The film, though, in order to fill out a full-length feature, adds a great deal to this original plot. In the film, it is imagined that the reason for the original separation of the twins is related to a massacre of the twins' parents and family which is part of a larger family feud (this is Corsica, after all). When the twins become of age, they take up this feud as personal vendetta and begin killing the members of the other family, using their identical appearance as a method of trickery. The romance between Louis and the beautiful lady (here a countess) is also elaborated, and, to complicate matters, both twins both fall in love with her and wind up quarreling. All of this additional material I found diverting and, actually, probably necessary, since the original source was thin.
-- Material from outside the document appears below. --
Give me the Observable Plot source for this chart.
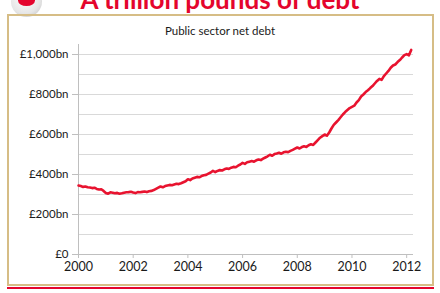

Although there is much to praise about the movie, I'll mention one aspect I didn't personally like. In order to create two entirely different personalities who look identical but are of separate character types, Fairbanks makes Lucien, who lives in the Corsican hills, surly and sullen—not very likable. As for the Parisian Louis, Fairbanks makes him foppishly verbose—also not very likable. This wasn't part of the original story, where both brothers were appealing, intelligent, and well bred even while being different.

I agree with the other commenter, by the way, that "Start the Revolution Without Me" based on the same conceit and probably the same source, where Donald Sutherland's foppishness is magnified to extreme lengths, is hilariously entertaining.